Lavannya: Reducing recidivism requires a holistic approach and the organizations that dedicate themselves to this crucial work have great success in supporting returning citizens in their communities. For instance, SAFER Foundation (one of the organizations funded through the Solar Training Pipeline program) is using FEJA funds to provide training and support services to returning citizens. I have no doubt that these programs will be a resource to the returning citizens that SAFER serves, but I think it is important to recognize that these programs are one piece of the complicated puzzle people face post-incarceration.
IEC: What is the Solar for All program and how does it work?
Lavannya: The Illinois Solar for All program was created to increase access to the solar economy for economically disadvantaged communities and areas designated as environmental justice communities. It will provide access to solar with no upfront costs, as well as a cash-positive experience for customers. Solar for All includes four subprograms, which each target different types of customers or solar projects and offer financial incentives for developers. There are explicit guidelines around community engagement and partnership when developing community solar projects, as well as some job training requirements written into the plan. When the program is ready for roll-out, there will be many different pieces to figure out – leaders from the communities that stand to benefit the most will hopefully be at the forefront of shaping the resulting program.
IEC: What role will community solar play in Illinois’ clean energy economy?

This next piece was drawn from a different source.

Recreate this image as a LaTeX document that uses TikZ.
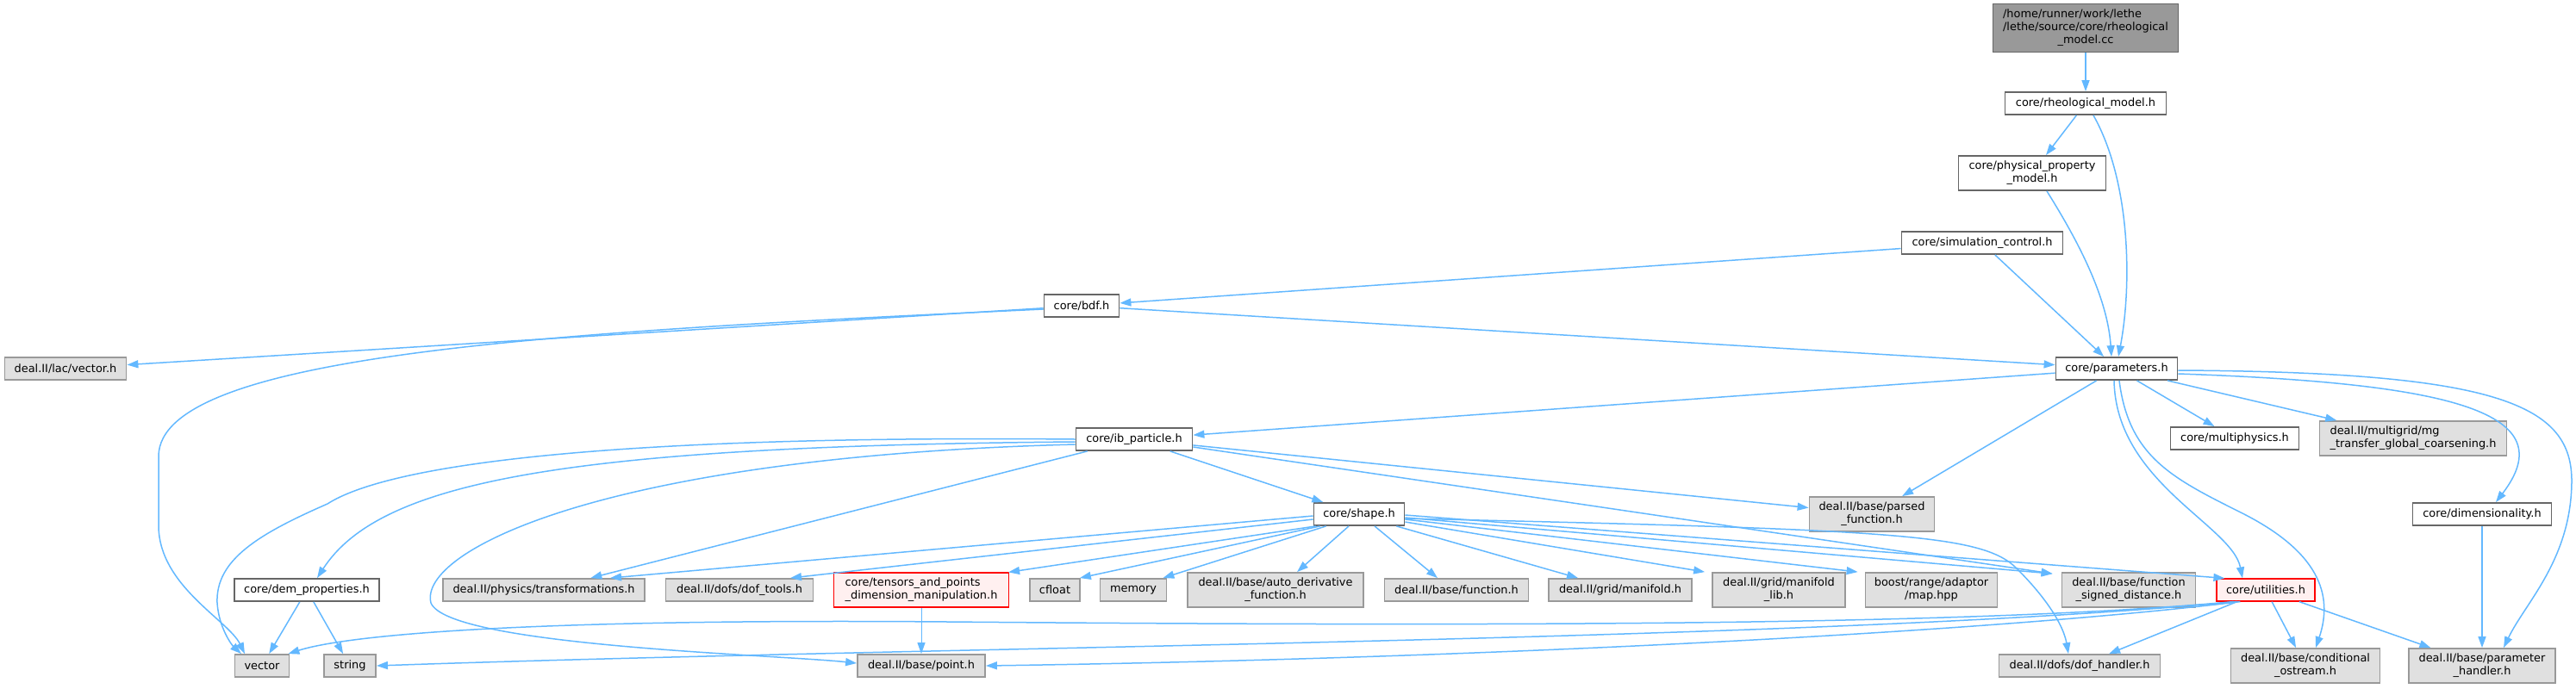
\documentclass[tikz,border=0pt]{standalone}
\usepackage{fontspec}
\setmainfont{DejaVu Sans}
\usetikzlibrary{arrows.meta,calc}
\definecolor{edgec}{HTML}{63B8FF}
\definecolor{bordc}{HTML}{666666}
\definecolor{grayb}{HTML}{999999}
\definecolor{grayf}{HTML}{E0E0E0}
\definecolor{redf}{HTML}{FFF0F0}
\newcommand{\dxfont}{\fontsize{6.45}{7.5}\selectfont}
\newcommand{\twoline}[2]{\begin{tabular}{@{}l@{}}#1\\\multicolumn{1}{@{}c@{}}{#2}\end{tabular}}
\begin{document}
\begin{tikzpicture}[x=0.5pt,y=-0.5pt,
  box/.style={draw=bordc, fill=white, line width=0.9pt, inner sep=0pt, font=\dxfont, minimum height=13pt},
  ext/.style={box, draw=grayb, fill=grayf},
  redbox/.style={box, draw=red, fill=redf, line width=0.6pt},
  rootbox/.style={box, fill=grayb, draw=bordc},
  two/.style={minimum height=20pt},
  dep/.style={draw=edgec, line width=0.75pt, -{Triangle[length=6.5pt,width=4.5pt]}}]
\useasboundingbox (0,0) rectangle (2989,799);
% nodes
\node[rootbox, minimum width=107.5pt, minimum height=28pt] (root) at (2420,32.5)
  {\begin{tabular}{@{}l@{}}/home/runner/work/lethe\\/lethe/source/core/rheological\\\multicolumn{1}{@{}c@{}}{\_model.cc}\end{tabular}};
\node[box, minimum width=93.5pt] (rheo) at (2420,120) {core/rheological\_model.h};
\node[box, two, minimum width=85.5pt] (phys) at (2358,201) {\twoline{core/physical\_property}{\_model.h}};
\node[box, minimum width=93.5pt] (sim) at (2300,282) {core/simulation\_control.h};
\node[box, minimum width=43.5pt] (bdf) at (1255,355) {core/bdf.h};
\node[ext, minimum width=70.5pt] (lacvec) at (76,428) {deal.II/lac/vector.h};
\node[box, minimum width=70.5pt] (params) at (2456,428) {core/parameters.h};
\node[box, minimum width=67.5pt] (ib) at (1316,510) {core/ib\_particle.h};
\node[box, minimum width=74.5pt] (multi) at (2593,509) {core/multiphysics.h};
\node[ext, two, minimum width=108.5pt] (mg) at (2800,509) {\twoline{deal.II/multigrid/mg}{\_transfer\_global\_coarsening.h}};
\node[ext, two, minimum width=72.5pt] (parsed) at (2172,597) {\twoline{deal.II/base/parsed}{\_function.h}};
\node[box, minimum width=52.5pt] (shape) at (1577,597) {core/shape.h};
\node[box, minimum width=80.5pt] (dim) at (2880,597) {core/dimensionality.h};
\node[box, minimum width=84pt] (dem) at (356,685) {core/dem\_properties.h};
\node[ext, minimum width=117pt] (transf) at (631,685) {deal.II/physics/transformations.h};
\node[ext, minimum width=85.5pt] (doftools) at (858,685) {deal.II/dofs/dof\_tools.h};
\node[redbox, two, minimum width=101.5pt] (tensors) at (1069,685) {\twoline{core/tensors\_and\_points}{\_dimension\_manipulation.h}};
\node[ext, minimum width=29pt] (cfloat) at (1224,685) {cfloat};
\node[ext, minimum width=38.5pt] (memory) at (1315,685) {memory};
\node[ext, two, minimum width=102pt] (auto) at (1480,685) {\twoline{deal.II/base/auto\_derivative}{\_function.h}};
\node[ext, minimum width=83.5pt] (func) at (1690,685) {deal.II/base/function.h};
\node[ext, minimum width=83pt] (manifold) at (1880,685) {deal.II/grid/manifold.h};
\node[ext, two, minimum width=77pt] (mlib) at (2064,685) {\twoline{deal.II/grid/manifold}{\_lib.h}};
\node[ext, two, minimum width=76.5pt] (boost) at (2241,685) {\twoline{boost/range/adaptor}{/map.hpp}};
\node[ext, two, minimum width=77.5pt] (signed) at (2470,685) {\twoline{deal.II/base/function}{\_signed\_distance.h}};
\node[redbox, minimum width=57pt] (util) at (2629,685) {core/utilities.h};
\node[ext, minimum width=31.5pt] (vector) at (304,773) {vector};
\node[ext, minimum width=30pt] (string) at (406,773) {string};
\node[ext, minimum width=74pt] (point) at (1069,773) {deal.II/base/point.h};
\node[ext, minimum width=93.5pt] (dofh) at (2413,773) {deal.II/dofs/dof\_handler.h};
\node[ext, two, minimum width=86.5pt] (cond) at (2675,773) {\twoline{deal.II/base/conditional}{\_ostream.h}};
\node[ext, two, minimum width=85pt] (paramh) at (2880,773) {\twoline{deal.II/base/parameter}{\_handler.h}};
% edges
\draw[dep] (root) -- (rheo);
\draw[dep] (rheo) -- (phys);
\draw[dep] ($(rheo.south)+(9,0)$) .. controls (2472,210) and (2474,330) .. ($(params.north)+(2,0)$);
\draw[dep] ($(phys.south)+(17,0)$) .. controls (2405,270) and (2445,340) .. ($(params.north)+(-6,0)$);
\draw[dep] (sim) -- (params);
\draw[dep] (sim) -- (bdf);
\draw[dep] (bdf) -- (lacvec);
\draw[dep] (bdf) -- (params);
\draw[dep] ($(bdf.west)+(0,4)$) .. controls (650,385) and (184,410) .. (184,530) -- (184,610) .. controls (184,680) and (265,720) .. ($(vector.north)+(-20,0)$);
\draw[dep] (params) -- (ib);
\draw[dep] (params) -- (parsed);
\draw[dep] (params) -- (multi);
\draw[dep] (params) -- (mg);
\draw[dep] ($(params.south)+(-3,0)$) .. controls (2455,560) and (2590,610) .. ($(util.north)+(-27,0)$);
\draw[dep] ($(params.south)+(3,0)$) .. controls (2470,530) and (2520,555) .. (2600,595) .. controls (2690,640) and (2708,690) .. ($(cond.north)+(12,0)$);
\draw[dep] ($(params.east)+(0,6)$) .. controls (2850,445) and (2975,480) .. ($(dim.north)+(16,0)$);
\draw[dep] ($(params.east)+(0,2)$) .. controls (2900,432) and (2985,470) .. (2984,560) .. controls (2983,650) and (2930,700) .. ($(paramh.north)+(25,0)$);
% ib_particle
\draw[dep] (ib.west) .. controls (700,505) and (450,540) .. (380,585) .. controls (300,620) and (250,650) .. (252,700) .. controls (254,730) and (270,750) .. ($(vector.north)+(-24,0)$);
\draw[dep] ($(ib.west)+(0,3)$) .. controls (650,518) and (440,560) .. ($(dem.north)+(12,0)$);
\draw[dep] ($(ib.west)+(0,6)$) .. controls (700,530) and (485,640) .. (500,700) .. controls (520,750) and (900,760) .. ($(point.west)+(0,-3)$);
\draw[dep] (ib) -- (transf);
\draw[dep] (ib) -- (shape);
\draw[dep] (ib) -- (parsed);
\draw[dep] ($(ib.east)+(0,9)$) -- ($(signed.north west)+(-10,2)$);
% shape
\draw[dep] ($(shape.west)+(0,2)$) -- ($(transf.north)+(77,0)$);
\draw[dep] ($(shape.west)+(0,6)$) -- ($(doftools.north)+(59,0)$);
\draw[dep] ($(shape.south west)+(3,0)$) -- ($(tensors.north east)+(-1,0)$);
\draw[dep] ($(shape.south west)+(8,0)$) -- ($(cfloat.north east)+(-1,0)$);
\draw[dep] ($(shape.south west)+(15,0)$) -- ($(memory.north east)+(-5,0)$);
\draw[dep] ($(shape.south)+(-12,0)$) -- ($(auto.north)+(25,0)$);
\draw[dep] ($(shape.south)+(18,0)$) -- ($(func.north)+(-22,0)$);
\draw[dep] ($(shape.south east)+(-10,0)$) -- ($(manifold.north)+(-49,0)$);
\draw[dep] ($(shape.east)+(0,9)$) -- ($(mlib.north west)+(-8,0)$);
\draw[dep] ($(shape.east)+(0,6)$) -- ($(boost.north west)+(-8,0)$);
\draw[dep] ($(shape.east)+(0,4)$) -- ($(signed.north west)+(-10,2)$);
\draw[dep] ($(shape.east)+(0,1)$) -- ($(util.north west)+(10,0)$);
\draw[dep] ($(shape.east)+(0,5)$) .. controls (2200,615) and (2300,620) .. (2340,660) .. controls (2380,700) and (2395,730) .. ($(dofh.north)+(-13,0)$);
% others
\draw[dep, line width=0.5pt] (tensors) -- (point);
\draw[dep] (dem) -- (vector);
\draw[dep] (dem) -- (string);
\draw[dep] ($(util.south west)+(20,0)$) .. controls (2300,725) and (1800,728) .. (1100,722) .. controls (600,718) and (400,738) .. ($(vector.north east)+(-2,0)$);
\draw[dep] ($(util.south west)+(24,0)$) .. controls (2100,745) and (1100,750) .. (string.east);
\draw[dep] ($(util.south west)+(28,0)$) .. controls (2300,735) and (1700,765) .. (point.east);
\draw[dep] (util) -- (dofh);
\draw[dep] (util) -- (cond);
\draw[dep] (util) -- (paramh);
\draw[dep] (dim) -- (paramh);
\end{tikzpicture}
\end{document}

Lavannya: There is a lot of attention on Illinois after the passage of FEJA. Many solar companies are interested in the state, and they are reaching out about resources and partners in developing community solar projects. It’s encouraging that solar companies are not just thinking about partnership, but also bringing up discussions around the job training programs and how to best work in environmental justice communities. It seems to be a shift in the industry – and a welcome one at that.
Energy Efficiency and BIT Building
IEC: What is energy efficiency and what does it provide?
Lavannya: Energy efficiency means using less energy in your day-to-day life while still being able to do everything you need to. There are a lot of benefits to energy efficiency, but unfortunately I think this message hasn’t reached many communities – meaning there’s a big opportunity to continue outreach and education. Energy efficiency leads to comfortable homes and workplaces, monthly savings, and many health benefits (as a result of less reliance on fossil fuel electricity putting pollution in the air), especially when combined with additional weatherization and retrofit measures.
IEC: What is BIT Building and how can it be a resource to Illinois communities?
Lavannya: The BIT Building Program provides building owners and operators access to tools and resources that can improve building performance while reducing costs. As buildings go through the process, BIT takes the guesswork and confusion out of committing to sustainable operations by providing step-by-step best practices and advice from industry experts. Communities across the state can take advantage of the resources and support BIT offers, while simultaneously building their capacity to go above and beyond in their sustainability journeys.
IEC: How is BIT different than other certifications, like LEED?
Lavannya:LEED requires building operators to have access to a lot of resources and, in this way, is unattainable for many properties. BIT is a low-cost alternative meant to reach a greater mix of buildings, which will be guided by the check points built into the program.
IEC: Where is BIT being used today?
Lavannya:A few Chicago Housing Authority buildings are enrolled in the program, and most recently the Chicago Urban League facility enrolled through our Adopt-A-Building partnership with Illinois Green Alliance. To reach areas of Chicago and the state that have been historically overlooked by the green building movement, we are hoping to attract more non-profits and non-commercial buildings through this partnership.